■ **Task objective**
Reproduce nothing except the lines between the line with "Reproduce this chart with Plotly." and the line with "import plotly.graph_objects as go", both ends included, and please leave out pictures.

■ **Dataset**
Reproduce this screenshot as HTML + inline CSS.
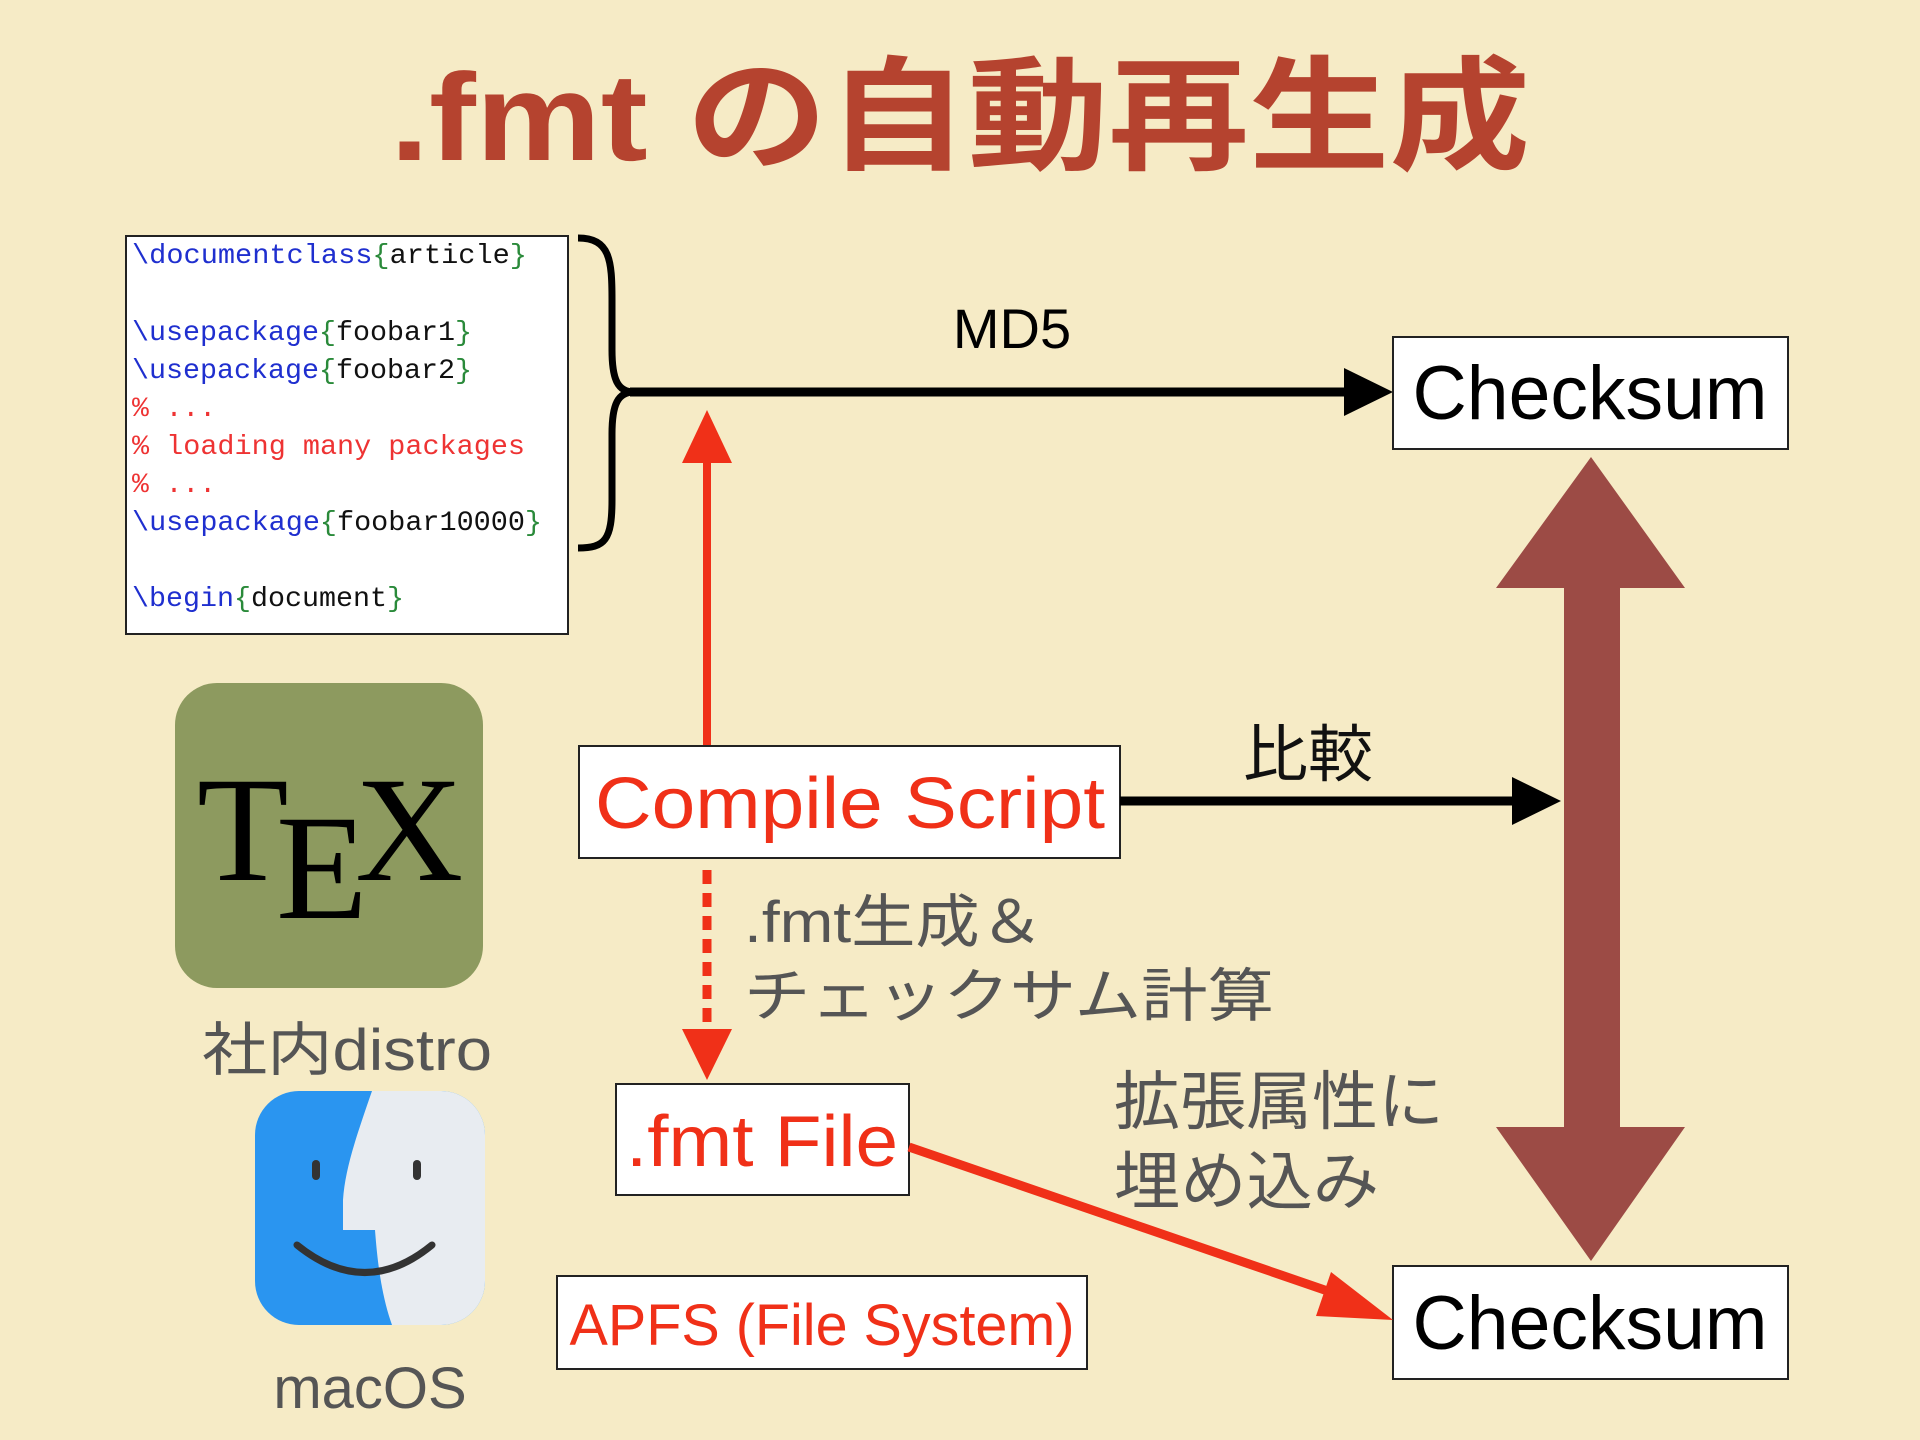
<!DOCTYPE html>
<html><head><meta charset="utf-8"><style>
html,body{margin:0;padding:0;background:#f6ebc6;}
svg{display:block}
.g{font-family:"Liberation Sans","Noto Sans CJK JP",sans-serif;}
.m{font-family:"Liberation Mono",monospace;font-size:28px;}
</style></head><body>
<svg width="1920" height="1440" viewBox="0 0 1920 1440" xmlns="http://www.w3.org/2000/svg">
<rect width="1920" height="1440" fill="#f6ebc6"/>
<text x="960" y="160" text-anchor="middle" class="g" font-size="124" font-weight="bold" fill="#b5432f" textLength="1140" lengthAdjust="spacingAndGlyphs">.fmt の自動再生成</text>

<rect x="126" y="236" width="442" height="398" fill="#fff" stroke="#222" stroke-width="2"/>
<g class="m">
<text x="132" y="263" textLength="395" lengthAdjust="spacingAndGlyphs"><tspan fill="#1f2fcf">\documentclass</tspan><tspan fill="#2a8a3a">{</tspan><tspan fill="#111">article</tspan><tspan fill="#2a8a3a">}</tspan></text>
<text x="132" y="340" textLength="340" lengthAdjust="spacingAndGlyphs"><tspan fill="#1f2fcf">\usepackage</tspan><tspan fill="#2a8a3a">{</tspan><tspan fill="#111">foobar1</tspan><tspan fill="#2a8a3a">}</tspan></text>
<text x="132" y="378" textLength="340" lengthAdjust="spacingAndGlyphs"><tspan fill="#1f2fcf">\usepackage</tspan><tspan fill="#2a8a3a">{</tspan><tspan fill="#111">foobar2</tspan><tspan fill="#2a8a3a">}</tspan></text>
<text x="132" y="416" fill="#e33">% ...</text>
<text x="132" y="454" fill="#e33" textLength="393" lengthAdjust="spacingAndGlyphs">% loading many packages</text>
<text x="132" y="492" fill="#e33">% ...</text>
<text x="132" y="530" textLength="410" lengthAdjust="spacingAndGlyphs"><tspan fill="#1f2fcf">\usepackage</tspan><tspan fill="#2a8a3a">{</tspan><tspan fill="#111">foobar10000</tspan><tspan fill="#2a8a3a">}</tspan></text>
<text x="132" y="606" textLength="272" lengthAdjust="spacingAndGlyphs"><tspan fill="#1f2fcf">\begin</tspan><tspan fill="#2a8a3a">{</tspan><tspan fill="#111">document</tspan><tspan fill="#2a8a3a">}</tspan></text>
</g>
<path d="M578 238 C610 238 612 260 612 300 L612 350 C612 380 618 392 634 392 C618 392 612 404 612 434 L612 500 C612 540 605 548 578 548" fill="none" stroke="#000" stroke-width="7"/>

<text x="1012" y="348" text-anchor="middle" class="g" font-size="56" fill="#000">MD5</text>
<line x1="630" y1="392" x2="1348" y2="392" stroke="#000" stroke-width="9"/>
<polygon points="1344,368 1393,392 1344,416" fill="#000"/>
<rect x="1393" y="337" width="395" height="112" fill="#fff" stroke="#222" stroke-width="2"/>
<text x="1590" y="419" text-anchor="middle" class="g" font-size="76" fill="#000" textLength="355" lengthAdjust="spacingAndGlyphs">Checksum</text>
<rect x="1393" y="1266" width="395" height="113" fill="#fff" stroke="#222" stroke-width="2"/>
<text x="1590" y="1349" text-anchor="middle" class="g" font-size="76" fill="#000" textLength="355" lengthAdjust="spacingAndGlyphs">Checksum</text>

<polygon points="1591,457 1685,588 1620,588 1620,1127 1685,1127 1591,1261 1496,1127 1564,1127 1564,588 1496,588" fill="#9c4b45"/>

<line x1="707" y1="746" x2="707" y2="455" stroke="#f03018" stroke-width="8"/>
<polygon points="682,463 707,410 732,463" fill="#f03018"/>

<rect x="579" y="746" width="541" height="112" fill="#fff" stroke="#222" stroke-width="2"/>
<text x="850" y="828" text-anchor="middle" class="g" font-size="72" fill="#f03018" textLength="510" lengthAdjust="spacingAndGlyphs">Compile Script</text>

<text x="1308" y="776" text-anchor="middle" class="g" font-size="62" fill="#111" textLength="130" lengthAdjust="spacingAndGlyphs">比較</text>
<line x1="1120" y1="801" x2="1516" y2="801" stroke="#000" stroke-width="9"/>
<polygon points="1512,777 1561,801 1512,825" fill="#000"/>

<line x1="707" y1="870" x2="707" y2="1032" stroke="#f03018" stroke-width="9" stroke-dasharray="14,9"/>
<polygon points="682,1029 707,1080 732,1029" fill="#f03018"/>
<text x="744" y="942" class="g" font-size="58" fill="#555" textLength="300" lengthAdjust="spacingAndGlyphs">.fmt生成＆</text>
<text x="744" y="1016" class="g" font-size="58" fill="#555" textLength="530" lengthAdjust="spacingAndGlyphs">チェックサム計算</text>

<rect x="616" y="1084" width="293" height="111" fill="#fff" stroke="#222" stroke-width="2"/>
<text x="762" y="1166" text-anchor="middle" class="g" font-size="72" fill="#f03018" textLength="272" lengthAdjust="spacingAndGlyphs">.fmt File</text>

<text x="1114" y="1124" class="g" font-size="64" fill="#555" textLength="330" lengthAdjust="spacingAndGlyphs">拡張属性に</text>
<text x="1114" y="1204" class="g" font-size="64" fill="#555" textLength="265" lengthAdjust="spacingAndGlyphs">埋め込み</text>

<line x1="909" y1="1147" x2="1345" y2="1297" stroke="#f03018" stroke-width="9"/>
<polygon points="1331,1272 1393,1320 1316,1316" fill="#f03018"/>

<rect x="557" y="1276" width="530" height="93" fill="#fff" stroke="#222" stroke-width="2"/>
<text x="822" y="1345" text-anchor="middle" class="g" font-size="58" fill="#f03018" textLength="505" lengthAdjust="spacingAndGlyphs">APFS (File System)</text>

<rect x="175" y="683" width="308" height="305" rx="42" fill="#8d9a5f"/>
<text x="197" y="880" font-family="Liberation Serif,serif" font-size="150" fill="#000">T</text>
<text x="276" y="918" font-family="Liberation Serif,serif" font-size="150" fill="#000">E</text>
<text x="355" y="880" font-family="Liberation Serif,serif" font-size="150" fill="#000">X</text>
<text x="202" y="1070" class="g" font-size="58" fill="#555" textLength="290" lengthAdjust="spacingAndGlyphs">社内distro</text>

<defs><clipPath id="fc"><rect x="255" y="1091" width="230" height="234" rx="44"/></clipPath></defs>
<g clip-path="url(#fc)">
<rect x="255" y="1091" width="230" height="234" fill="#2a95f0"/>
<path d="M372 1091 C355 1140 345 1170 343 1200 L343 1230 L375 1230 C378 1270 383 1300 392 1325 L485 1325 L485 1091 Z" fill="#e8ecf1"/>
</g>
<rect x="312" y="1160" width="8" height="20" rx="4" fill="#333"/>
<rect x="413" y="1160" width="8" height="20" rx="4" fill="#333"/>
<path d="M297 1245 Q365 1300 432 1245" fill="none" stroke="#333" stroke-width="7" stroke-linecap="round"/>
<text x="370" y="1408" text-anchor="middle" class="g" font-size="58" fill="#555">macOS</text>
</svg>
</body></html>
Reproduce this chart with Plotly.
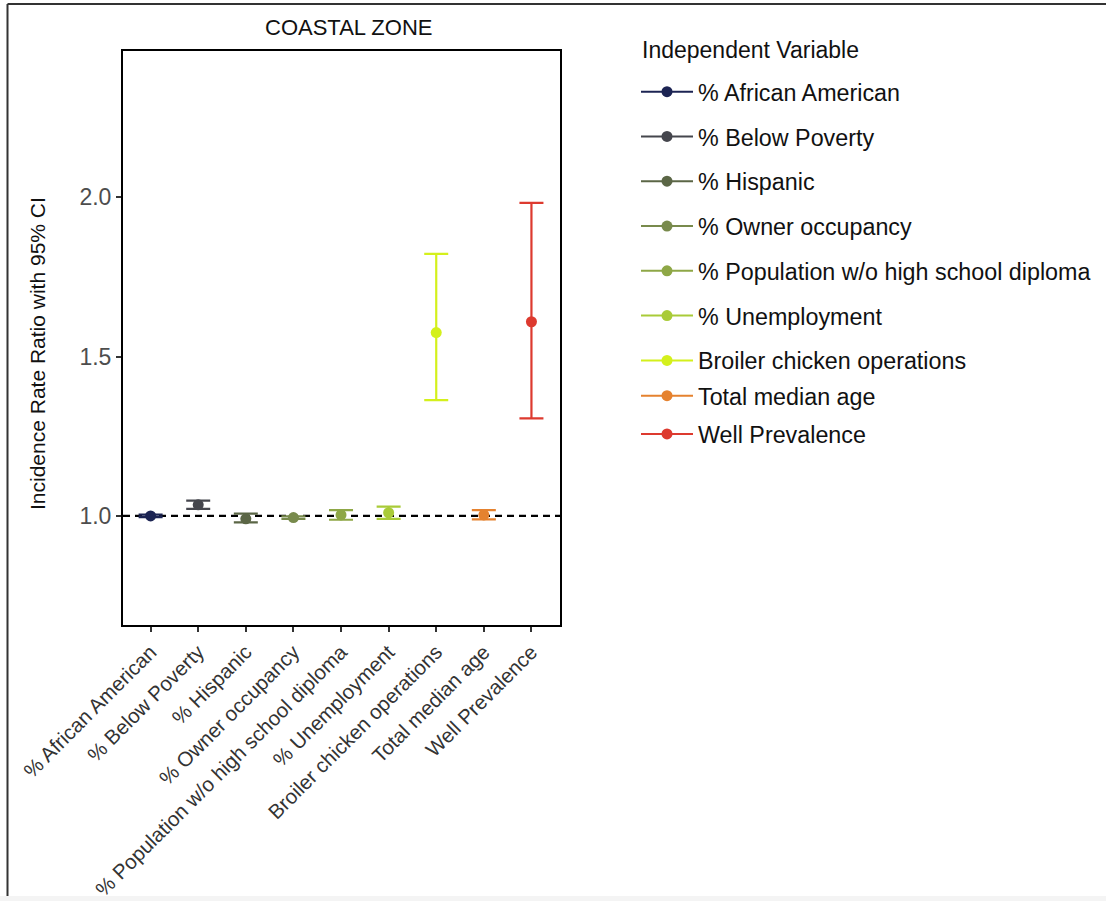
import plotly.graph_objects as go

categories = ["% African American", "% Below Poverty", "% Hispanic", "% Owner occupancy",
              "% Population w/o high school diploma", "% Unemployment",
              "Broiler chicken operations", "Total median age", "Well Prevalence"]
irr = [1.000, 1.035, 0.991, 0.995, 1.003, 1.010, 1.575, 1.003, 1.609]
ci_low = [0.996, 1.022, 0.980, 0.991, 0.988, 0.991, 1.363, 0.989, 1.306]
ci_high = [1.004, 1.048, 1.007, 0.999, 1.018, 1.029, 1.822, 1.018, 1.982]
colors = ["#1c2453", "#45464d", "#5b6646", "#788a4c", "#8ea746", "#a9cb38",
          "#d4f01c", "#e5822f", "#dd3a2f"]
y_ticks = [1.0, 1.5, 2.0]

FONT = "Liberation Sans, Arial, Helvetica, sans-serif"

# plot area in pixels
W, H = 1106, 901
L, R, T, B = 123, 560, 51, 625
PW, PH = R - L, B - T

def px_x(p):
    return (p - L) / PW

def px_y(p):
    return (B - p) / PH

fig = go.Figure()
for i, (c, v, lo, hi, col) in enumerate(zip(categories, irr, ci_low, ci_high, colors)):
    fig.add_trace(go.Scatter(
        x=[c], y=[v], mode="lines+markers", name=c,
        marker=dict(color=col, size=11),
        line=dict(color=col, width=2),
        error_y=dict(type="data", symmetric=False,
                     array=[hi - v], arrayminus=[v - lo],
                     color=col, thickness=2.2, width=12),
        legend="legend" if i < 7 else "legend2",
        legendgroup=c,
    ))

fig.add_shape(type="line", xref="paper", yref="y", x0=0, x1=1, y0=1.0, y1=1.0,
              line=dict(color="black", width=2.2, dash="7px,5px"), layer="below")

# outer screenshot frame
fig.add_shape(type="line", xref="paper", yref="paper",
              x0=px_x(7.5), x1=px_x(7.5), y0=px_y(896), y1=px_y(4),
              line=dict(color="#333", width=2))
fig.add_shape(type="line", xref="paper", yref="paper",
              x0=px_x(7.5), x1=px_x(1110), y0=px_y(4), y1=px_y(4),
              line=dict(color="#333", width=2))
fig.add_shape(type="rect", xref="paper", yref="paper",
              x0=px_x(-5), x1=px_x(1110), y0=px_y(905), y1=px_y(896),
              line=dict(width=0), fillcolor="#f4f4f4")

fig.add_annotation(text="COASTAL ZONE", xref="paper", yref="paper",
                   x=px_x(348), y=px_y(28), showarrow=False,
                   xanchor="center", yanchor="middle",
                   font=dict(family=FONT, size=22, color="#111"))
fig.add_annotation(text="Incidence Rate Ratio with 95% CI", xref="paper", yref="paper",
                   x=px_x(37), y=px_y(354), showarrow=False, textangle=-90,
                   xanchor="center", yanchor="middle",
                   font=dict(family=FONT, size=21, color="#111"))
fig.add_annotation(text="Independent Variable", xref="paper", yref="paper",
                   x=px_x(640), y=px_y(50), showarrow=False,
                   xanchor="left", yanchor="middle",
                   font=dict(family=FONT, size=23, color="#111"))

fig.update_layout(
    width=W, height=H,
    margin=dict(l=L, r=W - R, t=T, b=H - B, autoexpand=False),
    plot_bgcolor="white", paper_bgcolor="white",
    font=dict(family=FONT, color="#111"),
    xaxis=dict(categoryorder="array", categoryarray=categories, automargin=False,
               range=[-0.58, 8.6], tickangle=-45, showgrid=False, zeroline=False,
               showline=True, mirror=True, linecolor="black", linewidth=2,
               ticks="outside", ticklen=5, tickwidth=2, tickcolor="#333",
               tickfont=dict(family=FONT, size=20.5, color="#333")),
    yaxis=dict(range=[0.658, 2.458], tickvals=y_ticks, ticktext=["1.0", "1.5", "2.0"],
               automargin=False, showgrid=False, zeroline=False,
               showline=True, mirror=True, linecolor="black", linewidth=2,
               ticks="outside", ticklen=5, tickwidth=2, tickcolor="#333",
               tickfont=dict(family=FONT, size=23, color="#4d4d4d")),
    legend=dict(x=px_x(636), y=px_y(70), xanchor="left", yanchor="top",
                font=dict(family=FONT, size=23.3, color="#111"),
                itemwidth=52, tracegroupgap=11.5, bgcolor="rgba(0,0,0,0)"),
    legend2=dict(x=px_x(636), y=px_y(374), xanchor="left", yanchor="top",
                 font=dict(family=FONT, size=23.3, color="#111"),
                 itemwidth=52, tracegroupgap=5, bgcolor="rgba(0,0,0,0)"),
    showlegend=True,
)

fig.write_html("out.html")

■ **Response for this exercise**
Reproduce this chart with Plotly.
import plotly.graph_objects as go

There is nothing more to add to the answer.